= Wee Cooper O'Fife =

Song performed by Burl Ives

"Wee Cooper O'Fife" (Roud 117) is a Scottish folk song about a cooper who has "a braw new wife" who will not cook, clean, and sew in case she "spoil her comely hue". The title of the song is also a pun that plays on the name of Cupar, a town in Fife.

Verses get added, with one version having him put a sheep skin jacket on her and beating it. It was recorded by Burl Ives on 11 February 1941 for his debut album Okeh Presents the Wayfaring Stranger. It has also been recorded by Hedy West, Ed McCurdy, and Ian Campbell.

The Wee Cooper O'Fife is also the name of a Scottish country dance devised by Hugh Foss to fit the tune of the folk song, which is unusual in having ten-bar rather eight-bar phrases.

==Similar songs==
Other versions of the song are known as "Dan Doo", "The Wife Wrapt in Wether's Skin" or "Little Old Man Lived Out West".

===The Wife Wrapt in Wether's Skin===
"The Wife Wrapt in Wether's Skin" is an English Child ballad 277. In this song, a man has married a woman of higher birth than him. She scorns the household labor. The man kills a wether (castrated male sheep), skins it, and wraps her in it. He declares that he can not beat her, but he can certainly beat a wether's skin. She recants her refusal and works.

In other variants, such as "Ruggleton's Daughter of Iero", he does not have a pretext for beating her.

===Dan Doo===
Dan Doo is a British folk song that was brought to the United States. It was recorded by the Wisconsin Folk Song Recording Project. Max Hunter also recorded the song. The version he recorded is part of the Max Hunter Song Collection at the University of Missouri. Frank Proffitt recorded it on Frank Proffitt Sings Folk Songs on Folkways Records. It has been published as a children's ballad and a folk song. Versions performed by Fred Smith and Frank Payne have also been recorded.

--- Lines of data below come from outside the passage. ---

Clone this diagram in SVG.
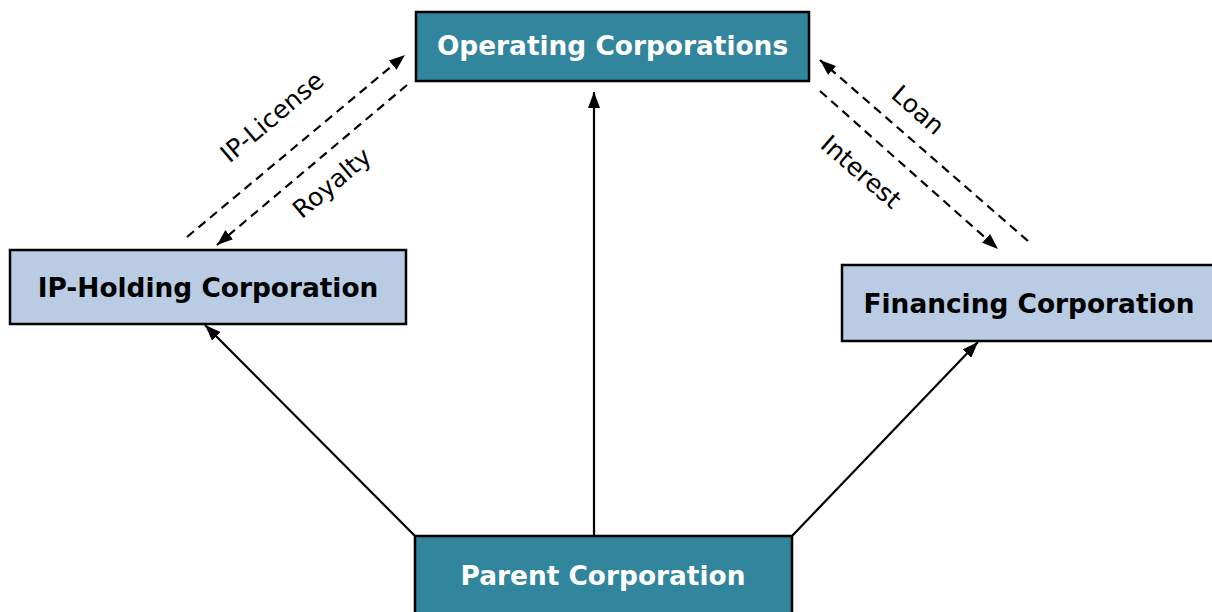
<svg xmlns="http://www.w3.org/2000/svg" width="1212" height="612" viewBox="0 0 1212 612">
<defs>
<marker id="ah" viewBox="0 0 16 12" refX="16" refY="6" markerWidth="16" markerHeight="12" markerUnits="userSpaceOnUse" orient="auto">
<path d="M0,0 L16,6 L0,12 Z" fill="#000"/>
</marker>
</defs>
<style>
.dark{fill:#31859c;stroke:#000;stroke-width:2.5}
.light{fill:#b9cce4;stroke:#000;stroke-width:2.5}
.t{font-family:"DejaVu Sans",Verdana,sans-serif;font-weight:bold;font-size:26.4px;text-anchor:middle;dominant-baseline:central}
.w{fill:#fff}
.k{fill:#000}
.c{stroke:#000;stroke-width:2.2;fill:none;marker-end:url(#ah)}
.d{stroke-dasharray:9 6}
.l{font-family:"DejaVu Sans",Verdana,sans-serif;font-size:25px;text-anchor:middle;dominant-baseline:central;fill:#000}
</style>
<g id="connectors">
<line class="c" x1="594" y1="536" x2="594" y2="92"/>
<line class="c" x1="415" y1="536" x2="205" y2="325"/>
<line class="c" x1="792" y1="536" x2="978" y2="342"/>
<line class="c d" x1="187" y1="237" x2="405" y2="55"/>
<line class="c d" x1="407" y1="85" x2="217" y2="245"/>
<line class="c d" x1="1028" y1="241" x2="820" y2="60"/>
<line class="c d" x1="820" y1="91" x2="998" y2="249"/>
<text class="l" transform="translate(272,117) rotate(-40)">IP-License</text>
<text class="l" transform="translate(332,183) rotate(-40)">Royalty</text>
<text class="l" transform="translate(918,110) rotate(41)">Loan</text>
<text class="l" transform="translate(861,172) rotate(41)">Interest</text>
</g>
<g id="operating">
<rect class="dark" x="416" y="12" width="393" height="69"/>
<text class="t w" x="612.5" y="45">Operating Corporations</text>
</g>
<g id="ipholding">
<rect class="light" x="10" y="250" width="396" height="74"/>
<text class="t k" x="208" y="287">IP-Holding Corporation</text>
</g>
<g id="financing">
<rect class="light" x="842" y="265" width="380" height="76"/>
<text class="t k" x="1029" y="303">Financing Corporation</text>
</g>
<g id="parent">
<rect class="dark" x="415" y="536" width="377" height="90"/>
<text class="t w" x="603" y="575">Parent Corporation</text>
</g>
</svg>
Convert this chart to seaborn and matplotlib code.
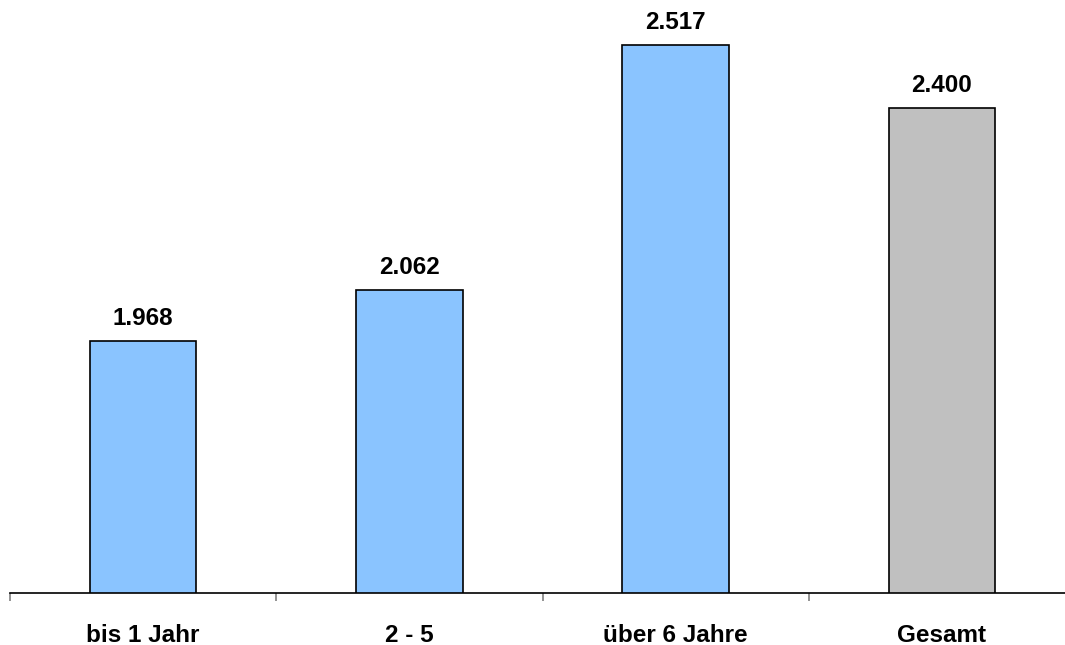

The Library of Congress has a version of the song sung by Charles Dietz and recorded in Monroe, Wisconsin by Leland Coon in 1946.

The Library of Congress has a recording of it.

===Risseldy Rosseldy===
An American variation of the song, entitled "Risseldy Rosseldy", was sung by the school children in the 1963 film The Birds right before they were attacked by a swarm of birds. "Risseldy Rosseldy" was also featured as a musical number in Wee Sing in Sillyville.

==Popular culture==
The song was part of the South Park Season "The Scoots", which is the fifth episode of the 22nd season.